Mayor and councilors at a Charlottesville special work session on April 2 signaled support for narrowing a proposed 2¢ real-estate tax increase to 1¢ and agreed to make up an estimated $228,000 gap from the citywide reserve and revised revenue adjustments.
Staff presented the budget math: "The 2¢ tax increase was 2,400,000.0, which got us to the total budget of 279,000,000," a staff member said, and explained that backing out one penny removes roughly $1.2 million; revised revenue projections and other adjustments reduced that shortfall to about $228,000. Councilors discussed options including delaying hiring under scenario C (estimated savings of about $369,000) or drawing on the citywide reserve.

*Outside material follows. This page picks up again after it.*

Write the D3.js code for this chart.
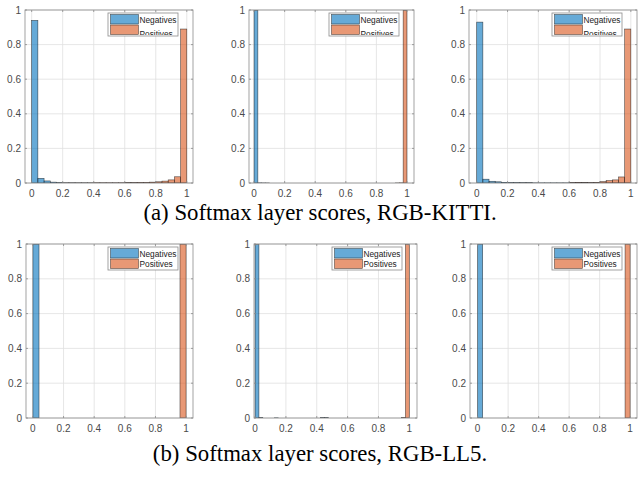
<!DOCTYPE html>
<html>
<head>
<meta charset="utf-8">
<script src="https://cdn.jsdelivr.net/npm/d3@7"></script>
<style>
  body { margin: 0; background: #fff; }
  svg { display: block; }
</style>
</head>
<body>
<script>
// Bin heights (probability), one array per histogram
var binsA1 = 0.04;
var negA1 = [0.94, 0.027, 0.012, 0.005, 0.002, 0.001, 0.001, 0.0008, 0.0006, 0.0005, 0.0004, 0.0004, 0.0003,
    0.0003, 0.0003, 0.0003, 0.0002, 0.0002, 0.0002, 0.0002, 0.0002, 0.0002, 0.0002, 0.0002, 0.0003];
var posA1 = [0, 0, 0, 0, 0, 0.0005, 0.0005, 0.0005, 0.0005, 0.0005, 0.001, 0.001, 0.001, 0.001, 0.001,
    0.002, 0.002, 0.003, 0.003, 0.005, 0.007, 0.011, 0.018, 0.036, 0.89];

var binsA2 = 0.025;
var negA2 = [0.998, 0.001, 0.0005, 0.0003, 0, 0, 0, 0, 0, 0, 0, 0, 0, 0, 0, 0, 0, 0, 0, 0,
    0, 0, 0, 0, 0, 0, 0, 0, 0, 0, 0, 0, 0, 0, 0, 0, 0, 0, 0, 0];
var posA2 = [0, 0, 0, 0, 0, 0, 0, 0, 0, 0, 0, 0, 0, 0, 0, 0, 0, 0, 0, 0,
    0, 0, 0, 0, 0, 0, 0, 0, 0, 0, 0, 0, 0, 0, 0, 0, 0, 0.0003, 0.001, 0.998];

var binsA3 = 0.04;
var negA3 = [0.93, 0.022, 0.01, 0.007, 0.004, 0.003, 0.003, 0.002, 0.002, 0.001, 0.001, 0.001, 0.001,
    0.001, 0.001, 0.001, 0.002, 0.002, 0.001, 0.001, 0.001, 0.001, 0.001, 0.001, 0.001];
var posA3 = [0, 0, 0, 0, 0, 0, 0, 0, 0, 0, 0, 0, 0, 0, 0, 0.002, 0.003, 0.002, 0.002, 0.003,
    0.008, 0.014, 0.018, 0.035, 0.89];

var binsB1 = 0.04;
var negB1 = [0.999, 0, 0, 0, 0, 0, 0, 0, 0, 0, 0, 0, 0, 0, 0, 0, 0, 0, 0, 0, 0, 0, 0, 0, 0];
var posB1 = [0, 0, 0, 0, 0, 0, 0, 0, 0, 0, 0, 0, 0, 0, 0, 0, 0, 0, 0, 0, 0, 0, 0, 0, 0.999];

var binsB2 = 0.025;
var negB2 = [0.996, 0.002, 0, 0, 0, 0.001, 0, 0, 0, 0, 0, 0, 0, 0, 0, 0, 0, 0.002, 0.002, 0,
    0, 0, 0, 0, 0, 0, 0, 0, 0, 0, 0, 0, 0, 0, 0, 0, 0, 0, 0, 0];
var posB2 = [0, 0, 0, 0, 0, 0, 0, 0, 0, 0, 0, 0, 0, 0, 0, 0, 0, 0, 0, 0,
    0, 0, 0, 0, 0, 0, 0, 0, 0, 0, 0, 0, 0, 0, 0, 0, 0, 0, 0.002, 0.997];

var binsB3 = 1 / 30;
var negB3 = [0.999, 0, 0, 0, 0, 0, 0, 0, 0, 0, 0, 0, 0, 0, 0, 0, 0, 0, 0, 0, 0, 0, 0, 0, 0, 0, 0, 0, 0, 0];
var posB3 = [0, 0, 0, 0, 0, 0, 0, 0, 0, 0, 0, 0, 0, 0, 0, 0, 0, 0, 0, 0, 0, 0, 0, 0, 0, 0, 0, 0, 0, 0.999];

var tickValues = [0, 0.2, 0.4, 0.6, 0.8, 1];
var tickLabels = ["0", "0.2", "0.4", "0.6", "0.8", "1"];
var seriesNames = ["Negatives", "Positives"];
var captions = ["(a) Softmax layer scores, RGB-KITTI.", "(b) Softmax layer scores, RGB-LL5."];

var colors = ["#0072BD", "#D95319"];

var svg = d3.select("body").append("svg")
    .attr("width", 638)
    .attr("height", 477);

// panel boxes in pixels plus the x-limits used by each axes
var panels = [
    { neg: negA1, pos: posA1, bw: binsA1, left: 25, right: 193, top: 10, bottom: 183, xdom: [-0.043, 1.04], clipLegend: true },
    { neg: negA2, pos: posA2, bw: binsA2, left: 249, right: 414, top: 10, bottom: 183, xdom: [-0.033, 1.046], clipLegend: true },
    { neg: negA3, pos: posA3, bw: binsA3, left: 469, right: 637, top: 10, bottom: 183, xdom: [-0.05, 1.04], clipLegend: true },
    { neg: negB1, pos: posB1, bw: binsB1, left: 26, right: 193, top: 244, bottom: 418, xdom: [-0.045, 1.045], clipLegend: false },
    { neg: negB2, pos: posB2, bw: binsB2, left: 254, right: 417, top: 244, bottom: 418, xdom: [-0.007, 1.05], clipLegend: false },
    { neg: negB3, pos: posB3, bw: binsB3, left: 470, right: 637, top: 244, bottom: 418, xdom: [-0.05, 1.045], clipLegend: false }
];

panels.forEach(function (p, pi) {
    var x = d3.scaleLinear().domain(p.xdom).range([p.left, p.right]);
    var y = d3.scaleLinear().domain([0, 1]).range([p.bottom, p.top]);
    var g = svg.append("g");

    // grid
    g.append("g").selectAll("line.gx")
        .data(tickValues)
        .enter().append("line")
        .attr("x1", d => x(d)).attr("x2", d => x(d))
        .attr("y1", p.top).attr("y2", p.bottom)
        .attr("stroke", "#e0e0e0").attr("stroke-width", 0.8);
    g.append("g").selectAll("line.gy")
        .data(tickValues)
        .enter().append("line")
        .attr("x1", p.left).attr("x2", p.right)
        .attr("y1", d => y(d)).attr("y2", d => y(d))
        .attr("stroke", "#e0e0e0").attr("stroke-width", 0.8);

    // clip bars to the axes
    var clipId = "clip" + pi;
    svg.append("clipPath").attr("id", clipId)
        .append("rect")
        .attr("x", p.left).attr("y", p.top)
        .attr("width", p.right - p.left).attr("height", p.bottom - p.top);

    var bars = g.append("g").attr("clip-path", "url(#" + clipId + ")");
    [p.neg, p.pos].forEach(function (series, si) {
        bars.selectAll("rect.s" + si)
            .data(series.map((v, i) => ({ x0: i * p.bw, x1: (i + 1) * p.bw, v: v })).filter(d => d.v > 0))
            .enter().append("rect")
            .attr("class", "s" + si)
            .attr("x", d => x(d.x0))
            .attr("width", d => x(d.x1) - x(d.x0))
            .attr("y", d => y(d.v))
            .attr("height", d => y(0) - y(d.v))
            .attr("fill", colors[si])
            .attr("fill-opacity", 0.6)
            .attr("stroke", "#000")
            .attr("stroke-opacity", 0.65)
            .attr("stroke-width", 0.6);
    });

    // axes box
    g.append("rect")
        .attr("x", p.left).attr("y", p.top)
        .attr("width", p.right - p.left).attr("height", p.bottom - p.top)
        .attr("fill", "none").attr("stroke", "#8c8c8c").attr("stroke-width", 0.8);

    // tick marks (inside, on all four sides)
    var tl = 2;
    tickValues.forEach(function (t) {
        g.append("line").attr("x1", x(t)).attr("x2", x(t)).attr("y1", p.bottom).attr("y2", p.bottom - tl)
            .attr("stroke", "#8c8c8c").attr("stroke-width", 0.8);
        g.append("line").attr("x1", x(t)).attr("x2", x(t)).attr("y1", p.top).attr("y2", p.top + tl)
            .attr("stroke", "#8c8c8c").attr("stroke-width", 0.8);
        g.append("line").attr("x1", p.left).attr("x2", p.left + tl).attr("y1", y(t)).attr("y2", y(t))
            .attr("stroke", "#8c8c8c").attr("stroke-width", 0.8);
        g.append("line").attr("x1", p.right).attr("x2", p.right - tl).attr("y1", y(t)).attr("y2", y(t))
            .attr("stroke", "#8c8c8c").attr("stroke-width", 0.8);
    });

    // tick labels
    g.append("g").selectAll("text")
        .data(tickValues)
        .enter().append("text")
        .attr("x", d => x(d))
        .attr("y", p.bottom + 14)
        .attr("text-anchor", "middle")
        .attr("font-family", "Liberation Sans, Arial, sans-serif")
        .attr("font-size", "10px")
        .attr("fill", "#4a4a4a")
        .text((d, i) => tickLabels[i]);
    g.append("g").selectAll("text")
        .data(tickValues)
        .enter().append("text")
        .attr("x", p.left - 4)
        .attr("y", d => y(d) + 3.5)
        .attr("text-anchor", "end")
        .attr("font-family", "Liberation Sans, Arial, sans-serif")
        .attr("font-size", "10px")
        .attr("fill", "#4a4a4a")
        .text((d, i) => tickLabels[i]);

    // legend
    var lw = 70, lh = 23;
    var lx = p.right - 15 - lw, ly = p.top + 3;
    var leg = g.append("g");
    leg.append("rect")
        .attr("x", lx).attr("y", ly).attr("width", lw).attr("height", lh)
        .attr("fill", "#fff").attr("stroke", "#8c8c8c").attr("stroke-width", 0.8);
    var legClip = "legclip" + pi;
    svg.append("clipPath").attr("id", legClip)
        .append("rect").attr("x", lx).attr("y", ly).attr("width", lw).attr("height", lh - 1);
    var items = leg.append("g").attr("clip-path", "url(#" + legClip + ")");
    seriesNames.forEach(function (name, i) {
        items.append("rect")
            .attr("x", lx + 2.5).attr("y", ly + 1.5 + i * 10.5)
            .attr("width", 28).attr("height", 9.5)
            .attr("fill", colors[i]).attr("fill-opacity", 0.6)
            .attr("stroke", "#000").attr("stroke-opacity", 0.65).attr("stroke-width", 0.6);
        var base = p.clipLegend && i == 1 ? ly + 23.5 : ly + 9.5 + i * 10.5;
        items.append("text")
            .attr("x", lx + 31.5).attr("y", base)
            .attr("font-family", "Liberation Sans, Arial, sans-serif")
            .attr("font-size", "8.3px")
            .attr("fill", "#222")
            .text(name);
    });
});

// captions
svg.selectAll("text.caption")
    .data(captions)
    .enter().append("text")
    .attr("class", "caption")
    .attr("x", 320)
    .attr("y", (d, i) => i == 0 ? 220 : 461)
    .attr("text-anchor", "middle")
    .attr("font-family", "Liberation Serif, Times New Roman, serif")
    .attr("font-size", "22.8px")
    .attr("fill", "#000")
    .text(d => d);
</script>
</body>
</html>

The council coalesced around a plan to support the 1¢ option with the gap to be covered largely from the citywide reserve rather than immediately activating the personnel scenario. Multiple councilors indicated they could live with balancing the budget using one-time reserve dollars in combination with modest revenue adjustments.
City staff noted the next procedural steps: Monday's meeting will include the real-estate tax hearing and the first reading of the budget ordinance; adoption is scheduled for Thursday. Staff said they would prepare the numbers and language needed for the readings so the council can finalize the choice, and that further adjustments could still be made before adoption.
The council did not take a formal recorded vote in the work session; members expressed verbal agreement to proceed with the 1¢ plan and staff follow-up.